Your Own Summer Games

Here are several Bible-related games that can teach valuable life-lessons while you have fun together as a family. Summer is a great time to develop a child's appreciation for the Bible.

By Caryl W. Krueger

Categories: Summer

During the four weekends this summer, plan a Bible-related game that your entire family can enjoy - and at the same time gain a few useful ideas from the Bible. I've given you five options to choose from. That gives you one extra for a rainy day!

Freedom Fun
With liberty and freedom in the news and activities the first weekend, play this easy game. Assign one story to each family member to tell briefly and show how it still relates to freedom today. (Older youngsters and parents can read the story ahead of time themselves, but for younger kids, help them to tell the story simply.)

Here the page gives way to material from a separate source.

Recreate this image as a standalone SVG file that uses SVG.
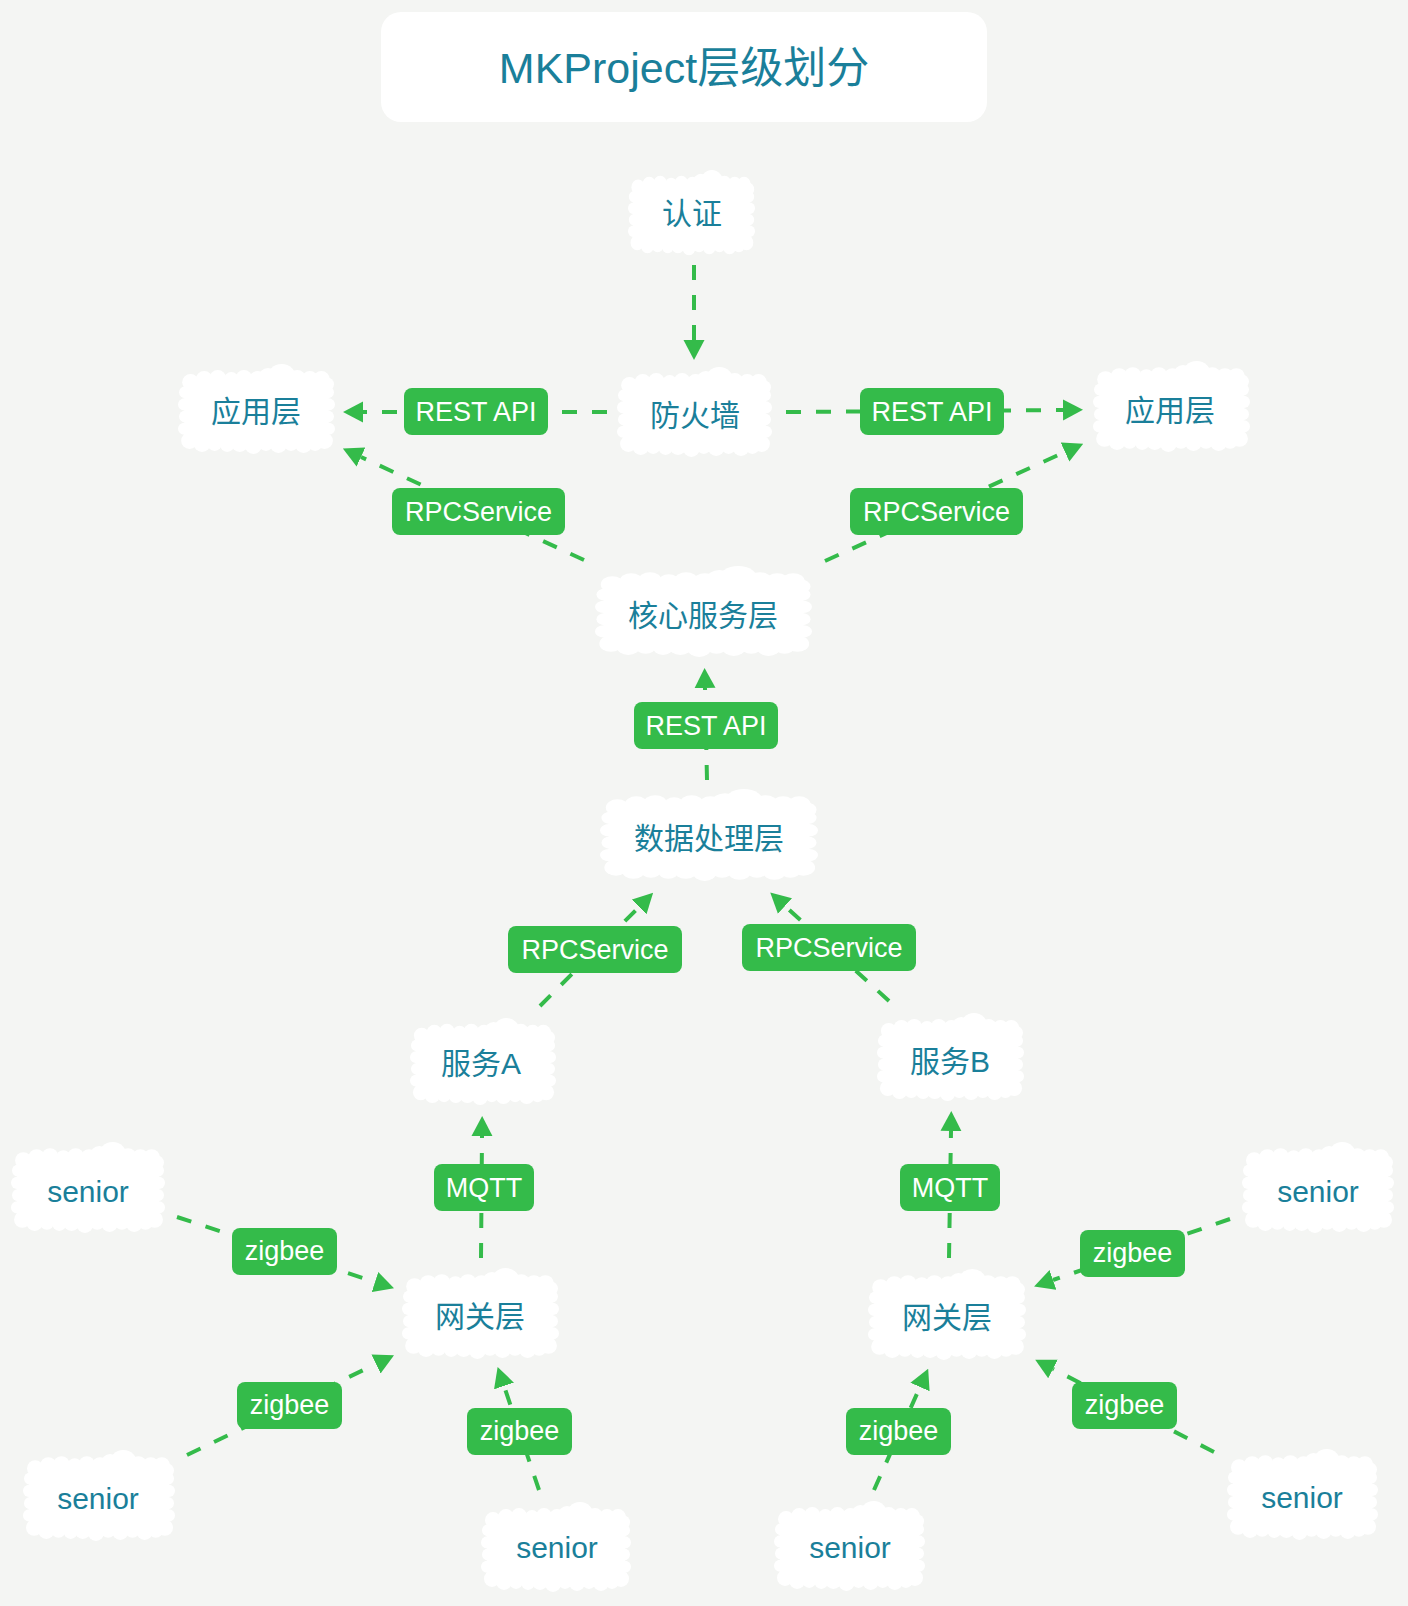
<svg xmlns="http://www.w3.org/2000/svg" width="1408" height="1606" viewBox="0 0 1408 1606">
<style>
.bg{fill:#f4f5f3}
.title{font-family:"Liberation Sans","Noto Sans CJK SC",sans-serif;font-size:43px;fill:#1a7f9a;text-anchor:middle}
.nt{font-family:"Liberation Sans","Noto Sans CJK SC",sans-serif;font-size:30px;fill:#1a7f9a;text-anchor:middle}
.edge{stroke:#34bb4a;stroke-width:4;stroke-dasharray:15 15;fill:none;marker-end:url(#arr)}
.lb rect{fill:#34bb4a}
.lb text{font-family:"Liberation Sans","Noto Sans CJK SC",sans-serif;font-size:27px;fill:#ffffff;text-anchor:middle}
</style>
<defs>
<marker id="arr" viewBox="0 -11 20 22" refX="0" refY="0" markerWidth="20" markerHeight="22" markerUnits="userSpaceOnUse" orient="auto">
<path d="M0,-10.5 L20,0 L0,10.5 Z" fill="#34bb4a"/>
</marker>
<symbol id="cloud" viewBox="0 0 150 92" preserveAspectRatio="none">
<g fill="#ffffff">
<rect x="6" y="13" width="138" height="66" rx="8"/>
<circle cx="12" cy="18" r="8"/><circle cx="25" cy="15" r="8"/><circle cx="38" cy="14" r="8"/><circle cx="51" cy="15" r="7"/><circle cx="63" cy="14" r="8"/><circle cx="76" cy="15" r="8"/><circle cx="86" cy="13" r="9"/><circle cx="99" cy="14" r="14"/><circle cx="114" cy="14" r="8"/><circle cx="126" cy="15" r="8"/><circle cx="137" cy="15" r="8"/><circle cx="142" cy="20" r="7"/>
<circle cx="11" cy="76" r="8"/><circle cx="23" cy="79" r="8"/><circle cx="35" cy="79" r="7"/><circle cx="47" cy="80" r="7"/><circle cx="59" cy="79" r="8"/><circle cx="72" cy="81" r="8"/><circle cx="84" cy="79" r="7"/><circle cx="96" cy="80" r="8"/><circle cx="108" cy="79" r="7"/><circle cx="120" cy="80" r="8"/><circle cx="131" cy="79" r="7"/><circle cx="140" cy="76" r="8"/>
<circle cx="7" cy="28" r="6"/><circle cx="6" cy="40" r="6"/><circle cx="7" cy="52" r="6"/><circle cx="6" cy="64" r="6"/>
<circle cx="143" cy="28" r="6"/><circle cx="144" cy="40" r="6"/><circle cx="143" cy="52" r="6"/><circle cx="144" cy="64" r="6"/>
</g>
</symbol>
</defs>
<rect class="bg" x="0" y="0" width="1408" height="1606"/>

<g id="title">
<rect x="381" y="12" width="606" height="110" rx="20" fill="#ffffff"/>
<text class="title" x="684" y="83">MKProject层级划分</text>
</g>

<g id="connectors">
<line class="edge" x1="694" y1="265" x2="694" y2="340"/>
<line class="edge" x1="607" y1="412" x2="363" y2="412"/>
<line class="edge" x1="786" y1="412" x2="1063" y2="410"/>
<line class="edge" x1="584" y1="560" x2="361" y2="457"/>
<line class="edge" x1="825" y1="561" x2="1065" y2="452"/>
<line class="edge" x1="707" y1="780" x2="705" y2="688"/>
<line class="edge" x1="540" y1="1006" x2="639" y2="907"/>
<line class="edge" x1="889" y1="1001" x2="785" y2="906"/>
<line class="edge" x1="481" y1="1258" x2="482" y2="1136"/>
<line class="edge" x1="949" y1="1258" x2="951" y2="1131"/>
<line class="edge" x1="177" y1="1217" x2="375" y2="1282"/>
<line class="edge" x1="187" y1="1455" x2="376" y2="1364"/>
<line class="edge" x1="539" y1="1490" x2="504" y2="1386"/>
<line class="edge" x1="1230" y1="1219" x2="1053" y2="1280"/>
<line class="edge" x1="1214" y1="1452" x2="1053" y2="1369"/>
<line class="edge" x1="874" y1="1490" x2="920" y2="1387"/>
</g>

<g id="edge-labels">
<g class="lb" id="lb-rest-l"><rect x="404" y="388" width="144" height="47" rx="8"/><text x="476" y="421">REST API</text></g>
<g class="lb" id="lb-rest-r"><rect x="860" y="388" width="144" height="47" rx="8"/><text x="932" y="421">REST API</text></g>
<g class="lb" id="lb-rpc-l"><rect x="392" y="488" width="173" height="47" rx="8"/><text x="478.5" y="521">RPCService</text></g>
<g class="lb" id="lb-rpc-r"><rect x="850" y="488" width="173" height="47" rx="8"/><text x="936.5" y="521">RPCService</text></g>
<g class="lb" id="lb-rest-c"><rect x="634" y="702" width="144" height="47" rx="8"/><text x="706" y="735">REST API</text></g>
<g class="lb" id="lb-rpc-ll"><rect x="508" y="926" width="174" height="47" rx="8"/><text x="595" y="959">RPCService</text></g>
<g class="lb" id="lb-rpc-lr"><rect x="742" y="924" width="174" height="47" rx="8"/><text x="829" y="957">RPCService</text></g>
<g class="lb" id="lb-mqtt-l"><rect x="434" y="1164" width="100" height="47" rx="8"/><text x="484" y="1197">MQTT</text></g>
<g class="lb" id="lb-mqtt-r"><rect x="900" y="1164" width="100" height="47" rx="8"/><text x="950" y="1197">MQTT</text></g>
<g class="lb" id="lb-zb-tl"><rect x="232" y="1228" width="105" height="47" rx="8"/><text x="284.5" y="1260">zigbee</text></g>
<g class="lb" id="lb-zb-bl"><rect x="237" y="1382" width="105" height="47" rx="8"/><text x="289.5" y="1414">zigbee</text></g>
<g class="lb" id="lb-zb-bcl"><rect x="467" y="1408" width="105" height="47" rx="8"/><text x="519.5" y="1440">zigbee</text></g>
<g class="lb" id="lb-zb-tr"><rect x="1080" y="1230" width="105" height="47" rx="8"/><text x="1132.5" y="1262">zigbee</text></g>
<g class="lb" id="lb-zb-br"><rect x="1072" y="1382" width="105" height="47" rx="8"/><text x="1124.5" y="1414">zigbee</text></g>
<g class="lb" id="lb-zb-bcr"><rect x="846" y="1408" width="105" height="47" rx="8"/><text x="898.5" y="1440">zigbee</text></g>
</g>

<g id="nodes">
<g id="n-auth"><use href="#cloud" x="628" y="170" width="127" height="88"/><text class="nt" x="692" y="224">认证</text></g>
<g id="n-firewall"><use href="#cloud" x="617" y="367" width="155" height="93"/><text class="nt" x="695" y="426">防火墙</text></g>
<g id="n-app-l"><use href="#cloud" x="178" y="364" width="157" height="93"/><text class="nt" x="256" y="422">应用层</text></g>
<g id="n-app-r"><use href="#cloud" x="1093" y="361" width="157" height="94"/><text class="nt" x="1170" y="421">应用层</text></g>
<g id="n-core"><use href="#cloud" x="595" y="566" width="217" height="94"/><text class="nt" x="703" y="626">核心服务层</text></g>
<g id="n-data"><use href="#cloud" x="600" y="789" width="218" height="95"/><text class="nt" x="709" y="849">数据处理层</text></g>
<g id="n-svc-a"><use href="#cloud" x="410" y="1018" width="146" height="90"/><text class="nt" x="481" y="1074">服务A</text></g>
<g id="n-svc-b"><use href="#cloud" x="877" y="1013" width="147" height="91"/><text class="nt" x="950" y="1072">服务B</text></g>
<g id="n-gw-l"><use href="#cloud" x="402" y="1268" width="157" height="94"/><text class="nt" x="480" y="1327">网关层</text></g>
<g id="n-gw-r"><use href="#cloud" x="868" y="1269" width="158" height="94"/><text class="nt" x="947" y="1328">网关层</text></g>
<g id="n-senior-tl"><use href="#cloud" x="11" y="1142" width="154" height="94"/><text class="nt" x="88" y="1202">senior</text></g>
<g id="n-senior-bl"><use href="#cloud" x="23" y="1450" width="152" height="94"/><text class="nt" x="98" y="1509">senior</text></g>
<g id="n-senior-bcl"><use href="#cloud" x="481" y="1502" width="150" height="93"/><text class="nt" x="557" y="1558">senior</text></g>
<g id="n-senior-bcr"><use href="#cloud" x="774" y="1501" width="151" height="93"/><text class="nt" x="850" y="1558">senior</text></g>
<g id="n-senior-tr"><use href="#cloud" x="1242" y="1142" width="152" height="94"/><text class="nt" x="1318" y="1202">senior</text></g>
<g id="n-senior-br"><use href="#cloud" x="1227" y="1449" width="151" height="94"/><text class="nt" x="1302" y="1508">senior</text></g>
</g>
</svg>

  • Freedom from a bully: I Samuel 17: 38-50
  • Freedom from imprisonment: Acts 12: 1-12
  • Freedom from a life-long illness: John 5: 2-9 F
  • reedom from sexist laws: Numbers 27: 1-7
  • Freedom from insufficient money: II Kings 4: 1-7

Make a present-day point with each story. For example, in the last one, if there is a teen-aged youngster in the family, talk about what he has "in his house" that can increase his earning ability.

Planting a Garden
Show what happens to seeds (and seeds in one's thinking) if they are properly planted and tended versus improperly started. Base this on Luke 8: 4-8. Begin this fun project early in the month so your seeds have time to sprout and grow. Fill a large flat pan (a rectangular Pyrex will do) with good soil in the center half. At one end place flat rocks, and at the other end put some gravel. Using small seeds such as alyssum, work together to plant your garden: place seeds in the gravel, upon the rocks, and in the center soil. (You can omit the part about thorns as this is too difficult.) Follow the story and water the seeds as necessary. See how the three sections fare. Be sure to make the point of the story as told in Luke 8: 9-15.

Most family members can think of ways to act-out these "Who am I characters" by themselves, but younger ones may need whispered suggestions. As each person begins, remember that there is no talking, just acting-out what the person is doing. Some suggestions: Daniel in the lions den, David writing a psalm, Elijah being fed by ravens, Jacob fooling his father Isaac to get Esau's blessing, Jesus turning water into wine, Jesus healing the widow's dead son, Jesus feeding the multitude, Jesus healing the ear of Malchus, the risen Jesus preparing breakfast for the fishing disciples, John the Baptist baptizing Jesus, Jonah praying in the fish's belly, Joseph caring for his brothers during a famine, Mary Magdalene discovering the empty tomb, Pharaoh's daughter finding baby Moses, Moses breaking the first stone Commandments, Noah seeing the dove while on the ark, Paul unhurt when a viper bites his hand, Peter denying Jesus three times, Samuel being awakened by God calling him.

Modern Day Parables
Choose a well-known parable for each family member (do this in advance so each has time to think about his parable). The parable is to be told in modern language so it is difficult for others to identify it. Good parables of Jesus are: Building upon the rock or the sand (Matthew 7: 24-27), The rich fool (Luke 12: 15-21), The lost coin (Luke 15: 8-10), The lost sheep (Matthew 18-12-14), The good Samaritan (Luke 10: 25-37), The prodigal son (Luke 15: 11-24), The prodigal's brother (Luke 15: 25-32). The object is to see how long the story teller can continue until the parable is recognized. For example, in telling the parable of the prodigal's brother, the teller might say: "This guy was very good, did what he was told, but one day his feelings were really hurt when he saw what was going on at his house...."

Your Own Last-of-the-Month Supper
As July ends, prepare a simple meal of various breads and spreads served with grape juice while one adult reads the story of "The Last Supper" (Luke 22: 14-30). Discuss the significance of friendship and loyalty, dishonesty and jealousy, and the meaning of the bread and wine. Also discuss Jesus' washing of the disciples' feet and the events that followed the last supper.

These activities are more subtle forms of learning life-lessons, but they are also very memorable. When youngsters have a bit more time to spend with the family, choose to use some of that time to enhance their appreciation of the Bible.